What are the most common mistakes in this comparison?
The first mistake is comparing software categories only by feature depth. Construction leaders should compare operating consequences: how many systems must be governed, how many reconciliations remain, how quickly executives can trust project financials and how resilient the environment is during change. The second mistake is underestimating integration as a permanent operating cost. APIs reduce friction, but they do not remove the need for version control, monitoring, data mapping and support ownership.
Another common error is over-customizing the ERP platform to mimic every legacy point solution. That approach can erode upgradeability and reduce the benefits of standardization. Conversely, some organizations preserve too many exceptions in the name of flexibility and never realize the governance or ROI benefits of modernization. The best practice is to define where the business should standardize, where it should differentiate and where it should simply retire complexity.
How do future trends affect the platform decision?
Future ERP value will increasingly depend on data quality, workflow orchestration and extensibility rather than isolated transaction processing. AI-assisted ERP, workflow automation and business intelligence are most effective when project, financial and operational data are governed consistently. Construction firms that continue to expand their point-solution footprint without a platform strategy may find that analytics and automation remain fragmented, expensive and difficult to trust.

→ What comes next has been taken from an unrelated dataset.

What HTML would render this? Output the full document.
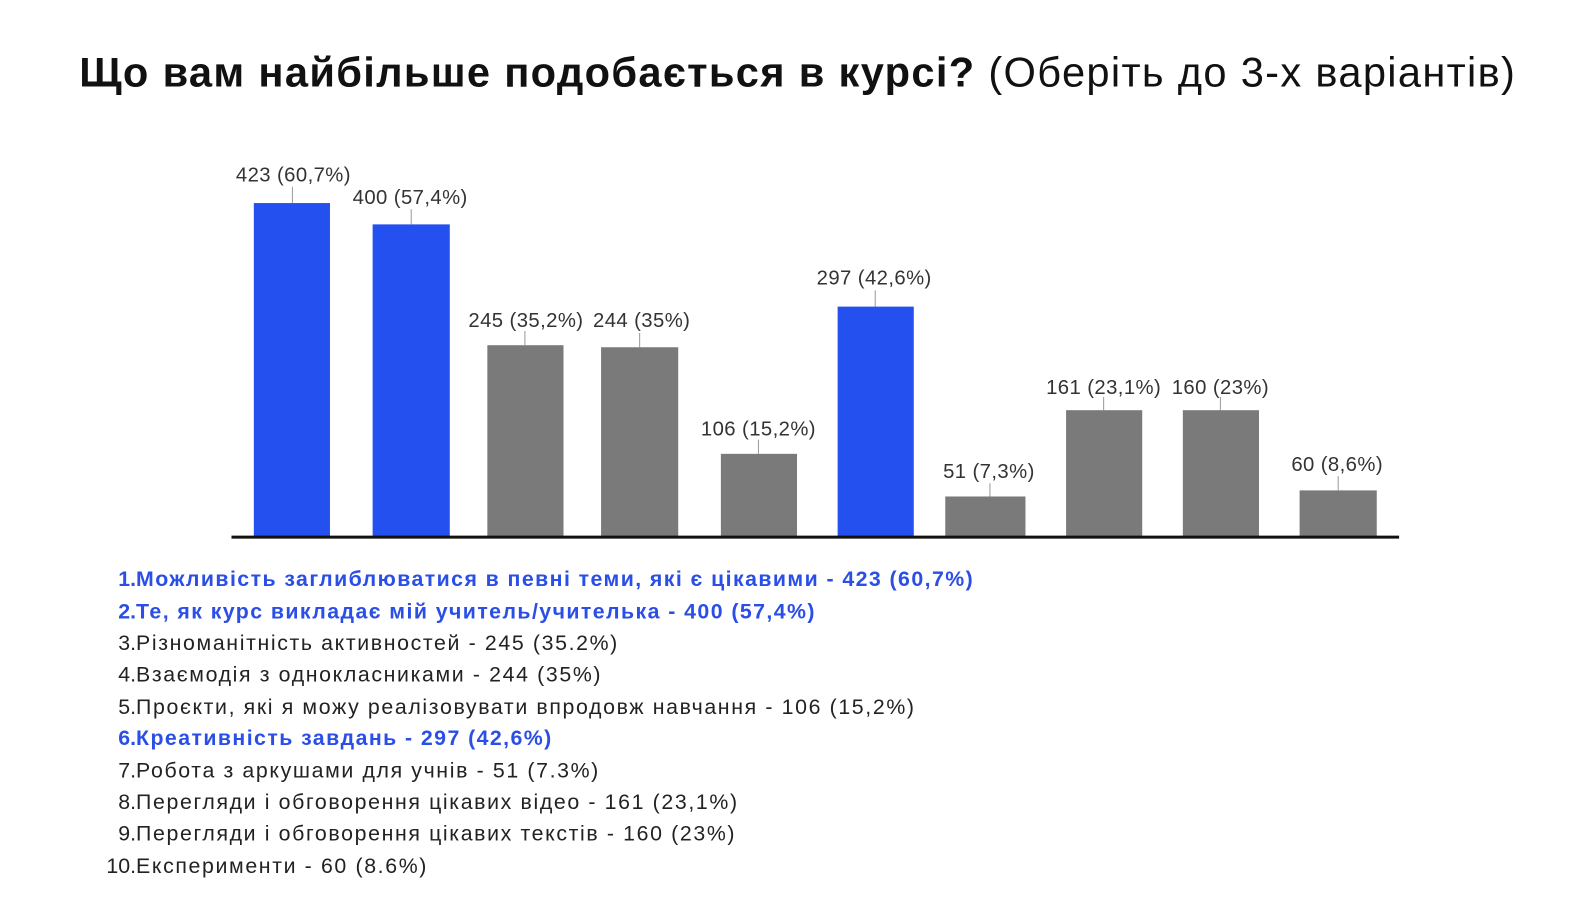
<!DOCTYPE html>
<html><head><meta charset="utf-8"><style>
html,body{margin:0;padding:0;background:#fff;width:1592px;height:912px;overflow:hidden}
#w{position:absolute;left:0;top:0;width:1568px;height:898px;transform:scale(1.01531);transform-origin:0 0;font-family:"Liberation Sans","DejaVu Sans",sans-serif}
.t{position:absolute;left:78px;top:48px;font-size:41px;color:#111;white-space:nowrap;letter-spacing:1.3px}
.t b{font-weight:900}
.li{position:absolute;left:0;font-size:21px;color:#222;white-space:nowrap;letter-spacing:1.6px}
.li .n{display:inline-block;width:134px;text-align:right;letter-spacing:0}
.li.b{color:#2a4ee6;font-weight:bold;letter-spacing:1.4px}
</style></head><body><div id="w">
<div class="t"><b>Що вам найбільше подобається в курсі?</b> (Оберіть до 3-х варіантів)</div>
<svg width="1568" height="898" style="position:absolute;left:0;top:0">
<rect x="250" y="200" width="75" height="329" fill="#2350ef"/>
<rect x="367" y="221" width="76" height="308" fill="#2350ef"/>
<rect x="480" y="340" width="75" height="189" fill="#7a7a7a"/>
<rect x="592" y="342" width="76" height="187" fill="#7a7a7a"/>
<rect x="710" y="447" width="75" height="82" fill="#7a7a7a"/>
<rect x="825" y="302" width="75" height="227" fill="#2350ef"/>
<rect x="931" y="489" width="79" height="40" fill="#7a7a7a"/>
<rect x="1050" y="404" width="75" height="125" fill="#7a7a7a"/>
<rect x="1165" y="404" width="75" height="125" fill="#7a7a7a"/>
<rect x="1280" y="483" width="76" height="46" fill="#7a7a7a"/>
<line x1="228" y1="529" x2="1378" y2="529" stroke="#111" stroke-width="3"/>
<g stroke="#999" stroke-width="1">
<line x1="288" y1="184" x2="288" y2="200"/><line x1="405" y1="206" x2="405" y2="221"/>
<line x1="517" y1="326" x2="517" y2="340"/><line x1="630" y1="328" x2="630" y2="342"/>
<line x1="747" y1="433" x2="747" y2="447"/><line x1="862" y1="286" x2="862" y2="302"/>
<line x1="975" y1="476" x2="975" y2="489"/><line x1="1087" y1="391" x2="1087" y2="404"/>
<line x1="1202" y1="391" x2="1202" y2="404"/><line x1="1318" y1="469" x2="1318" y2="483"/>
</g>
<g font-family="Liberation Sans,sans-serif" font-size="20" fill="#333" text-anchor="middle" letter-spacing="0.4">
<text x="289" y="179">423 (60,7%)</text><text x="404" y="201">400 (57,4%)</text>
<text x="518" y="322">245 (35,2%)</text><text x="632" y="322">244 (35%)</text>
<text x="747" y="429">106 (15,2%)</text><text x="861" y="280">297 (42,6%)</text>
<text x="974" y="471">51 (7,3%)</text><text x="1087" y="388">161 (23,1%)</text>
<text x="1202" y="388">160 (23%)</text><text x="1317" y="464">60 (8,6%)</text>
</g>
</svg>
<div class="li b" style="top:559px"><span class="n">1.</span>Можливість заглиблюватися в певні теми, які є цікавими - 423 (60,7%)</div>
<div class="li b" style="top:591px"><span class="n">2.</span>Те, як курс викладає мій учитель/учителька - 400 (57,4%)</div>
<div class="li" style="top:622px"><span class="n">3.</span>Різноманітність активностей - 245 (35.2%)</div>
<div class="li" style="top:653px"><span class="n">4.</span>Взаємодія з однокласниками - 244 (35%)</div>
<div class="li" style="top:685px"><span class="n">5.</span>Проєкти, які я можу реалізовувати впродовж навчання - 106 (15,2%)</div>
<div class="li b" style="top:716px"><span class="n">6.</span>Креативність завдань - 297 (42,6%)</div>
<div class="li" style="top:748px"><span class="n">7.</span>Робота з аркушами для учнів - 51 (7.3%)</div>
<div class="li" style="top:779px"><span class="n">8.</span>Перегляди і обговорення цікавих відео - 161 (23,1%)</div>
<div class="li" style="top:810px"><span class="n">9.</span>Перегляди і обговорення цікавих текстів - 160 (23%)</div>
<div class="li" style="top:842px"><span class="n">10.</span>Експерименти - 60 (8.6%)</div>
</div></body></html>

At the same time, the future is not purely monolithic. The likely direction is a composable but governed enterprise architecture: a standardized ERP core, API-first extensions, cloud deployment models aligned to risk and performance needs, and managed operational services that keep the environment resilient. Partner ecosystems will matter more as enterprises seek industry specialization without rebuilding foundational capabilities. That is why platform selection should include not only product fit, but also extensibility, partner enablement, managed service maturity and long-term governance viability.
Executive Conclusion
Construction ERP vs point solutions is not a debate between control and innovation. It is a decision about where the enterprise wants standardization, where it accepts complexity and how it intends to scale. If the organization needs common controls, reliable cross-project reporting, stronger governance and lower long-term integration burden, a platform-centric ERP strategy is usually the stronger foundation. If specialized workflows create measurable business advantage and can be governed cleanly, selected point solutions can remain part of the target architecture.
The most effective executive recommendation is to standardize the core, govern the exceptions and evaluate every technology choice through TCO, risk, operating model fit and business resilience. For partners and service providers, the opportunity is not just software selection but delivery model design: cloud deployment, licensing strategy, migration sequencing, security governance and managed operations. Organizations that approach the decision this way are more likely to achieve ERP modernization that is scalable, financially defensible and operationally durable.